The legislation would also allow lawsuits against school officials who did not carry out the prohibition.
State Rep. David Hale, R-Wellington, has pre-filed The Kentucky School Privacy Act, bringing back legislation that has been sporadically filed since 2015 — always without success — by Hale or another lawmaker. On Tuesday, Hale said the bill had been co-sponsored by several lawmakers in the past and several had asked to co-sponsor the legislation in the 2020 General Assembly.
The legislation sponsored by Hale requires students born male to use only those facilities designated to be used by males and students born female to use only those facilities designated to be used by females.
He said he is sponsoring the legislation again because “there has been some concerns from parents” about which bathroom transgender students are using in public schools.
“It’s an obvious political ploy that plays to the lowest common denominator of his base,” Chris Hartman, director of the Kentucky Fairness Campaign, an LGBTQ advocacy organization, said of the legislation pre-filed by Hale on Dec. 5.
“It’s discriminatory, it’s dangerous and, frankly, it can be deadly for trans students who already feel so vulnerable and marginalized, to put an additional target on their backs like this.

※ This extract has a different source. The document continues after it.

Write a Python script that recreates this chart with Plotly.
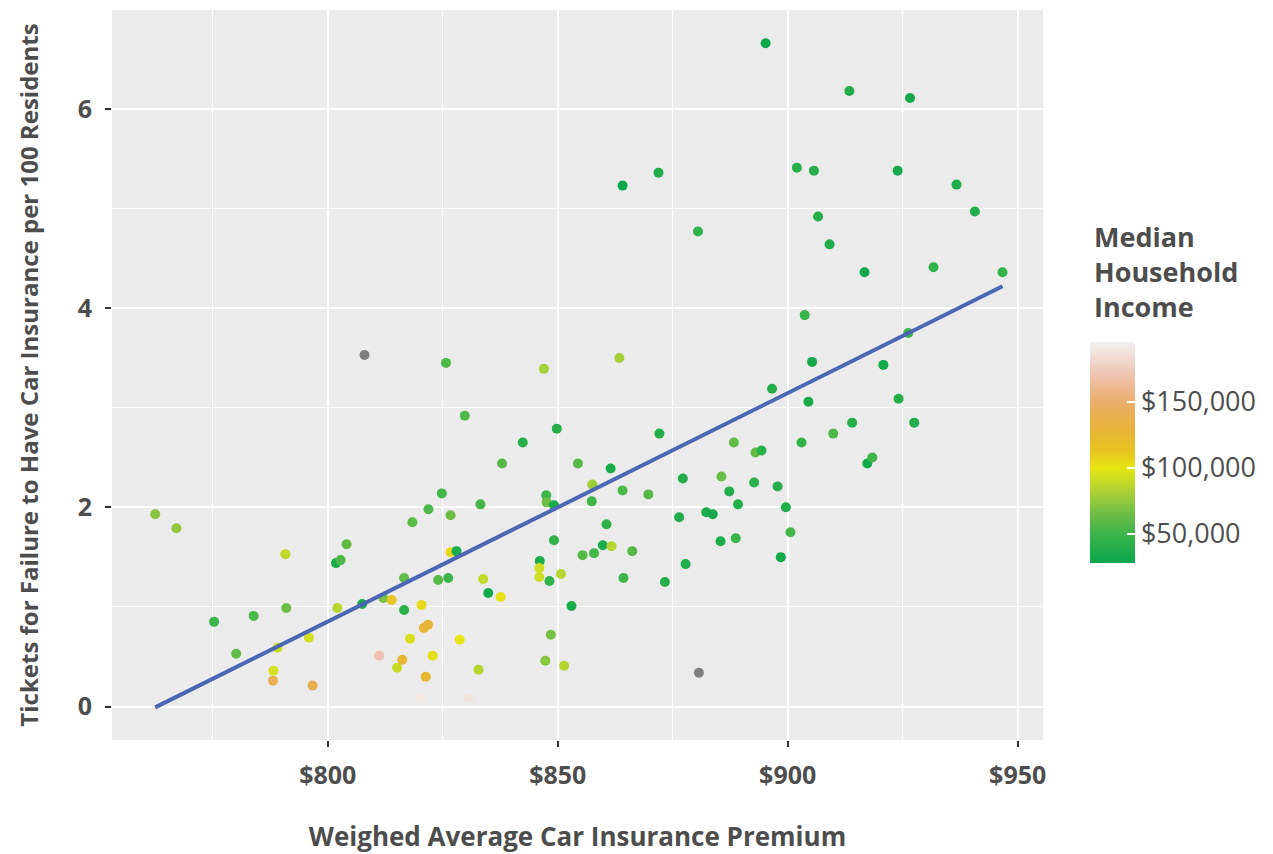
import numpy as np
import plotly.graph_objects as go

# Weighted average car insurance premium ($)
premium = [762.5, 767.1, 775.3, 780.1, 783.9, 788.1, 788.2, 789.1, 790.8, 791.0,
           795.9, 796.7, 801.8, 802.8, 802.1, 804.1, 808.0, 807.5, 811.2, 812.1,
           813.9, 815.1, 816.2, 816.6, 816.6, 817.9, 818.4, 820.2, 820.4, 820.9,
           821.8, 821.3, 821.9, 822.8, 824.0, 824.8, 825.7, 826.2, 826.7, 826.7,
           828.0, 828.7, 829.8, 830.6, 832.8, 833.2, 833.8, 834.9, 837.6, 837.9,
           842.4, 846.1, 846.0, 846.0, 847.0, 847.3, 847.5, 847.6, 848.2, 848.5,
           849.2, 849.2, 849.8, 850.7, 851.4, 853.0, 854.4, 855.4, 857.4, 857.5,
           857.9, 859.8, 860.6, 861.5, 861.7, 863.4, 864.1, 864.1, 864.3, 866.2,
           869.7, 871.9, 872.1, 873.3, 876.4, 877.2, 877.8, 880.5, 880.7, 882.3,
           883.7, 885.4, 885.6, 887.3, 888.3, 888.7, 889.2, 892.7, 893.0, 894.3,
           895.2, 896.6, 897.8, 898.5, 899.6, 900.6, 902.0, 903.0, 903.7, 904.5,
           905.3, 905.7, 906.6, 909.1, 909.9, 913.4, 914.0, 916.7, 917.3, 918.4,
           920.8, 923.9, 924.1, 926.2, 926.6, 927.5, 931.7, 936.7, 940.7, 946.7]

# Tickets for failure to have car insurance per 100 residents
tickets = [1.93, 1.79, 0.85, 0.53, 0.91, 0.26, 0.36, 0.59, 1.53, 0.99,
           0.69, 0.21, 1.44, 1.47, 0.99, 1.63, 3.53, 1.03, 0.51, 1.09,
           1.07, 0.39, 0.47, 1.29, 0.97, 0.68, 1.85, 0.08, 1.02, 0.79,
           0.82, 0.30, 1.98, 0.51, 1.27, 2.14, 3.45, 1.29, 1.92, 1.55,
           1.56, 0.67, 2.92, 0.08, 0.37, 2.03, 1.28, 1.14, 1.10, 2.44,
           2.65, 1.46, 1.39, 1.30, 3.39, 0.46, 2.12, 2.05, 1.26, 0.72,
           2.02, 1.67, 2.79, 1.33, 0.41, 1.01, 2.44, 1.52, 2.06, 2.23,
           1.54, 1.62, 1.83, 2.39, 1.61, 3.50, 5.23, 2.17, 1.29, 1.56,
           2.13, 5.36, 2.74, 1.25, 1.90, 2.29, 1.43, 4.77, 0.34, 1.95,
           1.93, 1.66, 2.31, 2.16, 2.65, 1.69, 2.03, 2.25, 2.55, 2.57,
           6.66, 3.19, 2.21, 1.50, 2.00, 1.75, 5.41, 2.65, 3.93, 3.06,
           3.46, 5.38, 4.92, 4.64, 2.74, 6.18, 2.85, 4.36, 2.44, 2.50,
           3.43, 5.38, 3.09, 3.75, 6.11, 2.85, 4.41, 5.24, 4.97, 4.36]

# Median household income ($); None = missing
income = [72000, 75000, 50000, 62000, 55000, 140000, 95000, 92000, 88000, 65000,
          93000, 140000, 35000, 55000, 85000, 62000, None, 35000, 170000, 68000,
          112000, 90000, 125000, 62000, 42000, 95000, 60000, 190000, 105000, 125000,
          128000, 125000, 55000, 103000, 58000, 52000, 55000, 50000, 65000, 105000,
          35000, 100000, 55000, 188000, 85000, 52000, 88000, 32000, 102000, 58000,
          40000, 35000, 92000, 92000, 80000, 72000, 50000, 65000, 45000, 68000,
          35000, 45000, 40000, 85000, 85000, 35000, 58000, 58000, 50000, 78000,
          52000, 35000, 45000, 35000, 85000, 80000, 30000, 55000, 50000, 58000,
          58000, 38000, 40000, 40000, 38000, 38000, 37000, 45000, None, 35000,
          33000, 35000, 65000, 38000, 62000, 48000, 40000, 42000, 62000, 42000,
          30000, 40000, 40000, 32000, 38000, 52000, 40000, 45000, 48000, 33000,
          33000, 40000, 40000, 38000, 55000, 38000, 40000, 32000, 32000, 52000,
          33000, 33000, 40000, 48000, 33000, 38000, 45000, 38000, 38000, 45000]

x_ticks = [800, 850, 900, 950]
x_ticklabels = ["$800", "$850", "$900", "$950"]
y_ticks = [0, 2, 4, 6]
cb_ticks = [50000, 100000, 150000]
cb_ticklabels = ["$50,000", "$100,000", "$150,000"]

TXT = "#4d4d4d"
FONT = "Open Sans"

x = np.array(premium, dtype=float)
y = np.array(tickets, dtype=float)
inc = np.array([np.nan if v is None else v for v in income], dtype=float)
has = ~np.isnan(inc)

colorscale = [
    [0.000, "#0aa64b"],
    [0.132, "#3db54a"],
    [0.222, "#6cbd45"],
    [0.311, "#a5cf38"],
    [0.431, "#e8e614"],
    [0.503, "#e6c51f"],
    [0.611, "#e8b23a"],
    [0.731, "#ebae6c"],
    [0.850, "#eec3b0"],
    [1.000, "#f2f0f0"],
]

fig = go.Figure()

fig.add_trace(go.Scatter(
    x=x[~has], y=y[~has], mode="markers",
    marker=dict(size=10, color="#7f7f7f", line=dict(width=0)),
    showlegend=False, hoverinfo="skip"))

fig.add_trace(go.Scatter(
    x=x[has], y=y[has], mode="markers",
    marker=dict(size=10, color=inc[has], colorscale=colorscale,
                cmin=28000, cmax=195000, line=dict(width=0),
                colorbar=dict(
                    tickvals=cb_ticks, ticktext=cb_ticklabels,
                    tickfont=dict(family=FONT, size=27, color=TXT),
                    ticks="inside", ticklen=8, tickcolor="white", tickwidth=1.5,
                    thickness=45, thicknessmode="pixels",
                    len=221, lenmode="pixels",
                    x=1.0505, xref="paper", xanchor="left", xpad=0,
                    y=0.2425, yref="paper", yanchor="bottom", ypad=0,
                    outlinewidth=0,
                )),
    showlegend=False))

# linear fit (geom_smooth lm)
slope, intercept = np.polyfit(x, y, 1)
fx = np.array([x.min(), x.max()])
fig.add_trace(go.Scatter(x=fx, y=slope * fx + intercept, mode="lines",
                         line=dict(color="#4a66b5", width=4),
                         showlegend=False, hoverinfo="skip"))

fig.add_annotation(
    text="Median<br>Household<br>Income", showarrow=False,
    xref="paper", yref="paper", x=1.0526, y=0.7178,
    xanchor="left", yanchor="top", align="left",
    font=dict(family=FONT, size=27, color=TXT, weight=700))

fig.update_layout(
    width=1273, height=854,
    margin=dict(l=104, r=238, t=2, b=122),
    paper_bgcolor="white", plot_bgcolor="#ebebeb",
    font=dict(family=FONT, color=TXT),
)

fig.update_xaxes(
    range=[753.1, 955.5], tickvals=x_ticks, ticktext=x_ticklabels,
    showgrid=True, gridcolor="white", gridwidth=2,
    minor=dict(dtick=25, tick0=775, showgrid=True, gridcolor="white", gridwidth=1, ticks=""),
    ticks="outside", ticklen=6, tickwidth=2, tickcolor="#333333",
    ticklabelstandoff=7,
    tickfont=dict(family=FONT, size=25, color=TXT, weight=700),
    zeroline=False, showline=False,
    title=dict(text="Weighed Average Car Insurance Premium", standoff=37,
               font=dict(family=FONT, size=26, color=TXT, weight=700)),
)
fig.update_yaxes(
    range=[-0.336, 6.993], tickvals=y_ticks,
    showgrid=True, gridcolor="white", gridwidth=2,
    minor=dict(dtick=1, tick0=1, showgrid=True, gridcolor="white", gridwidth=1, ticks=""),
    ticks="outside", ticklen=6, tickwidth=2, tickcolor="#333333",
    ticklabelstandoff=8,
    tickfont=dict(family=FONT, size=25, color=TXT, weight=700),
    zeroline=False, showline=False,
    title=dict(text="Tickets for Failure to Have Car Insurance per 100 Residents", standoff=32,
               font=dict(family=FONT, size=24, color=TXT, weight=700)),
)

fig.write_html("out.html")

It’s grossly negligent of everyone’s safety,” said Hartman.
Hale said in response, “I respect his opinion to make that statement.”
“It’s honestly not my intent to discriminate against a specific group of people … to me, it’s first a moral issue … putting that aside, I think it’s just a common sense issue that the majority of people I talk to feel like this is something we need to address to make sure it is not occurring,” Hale said.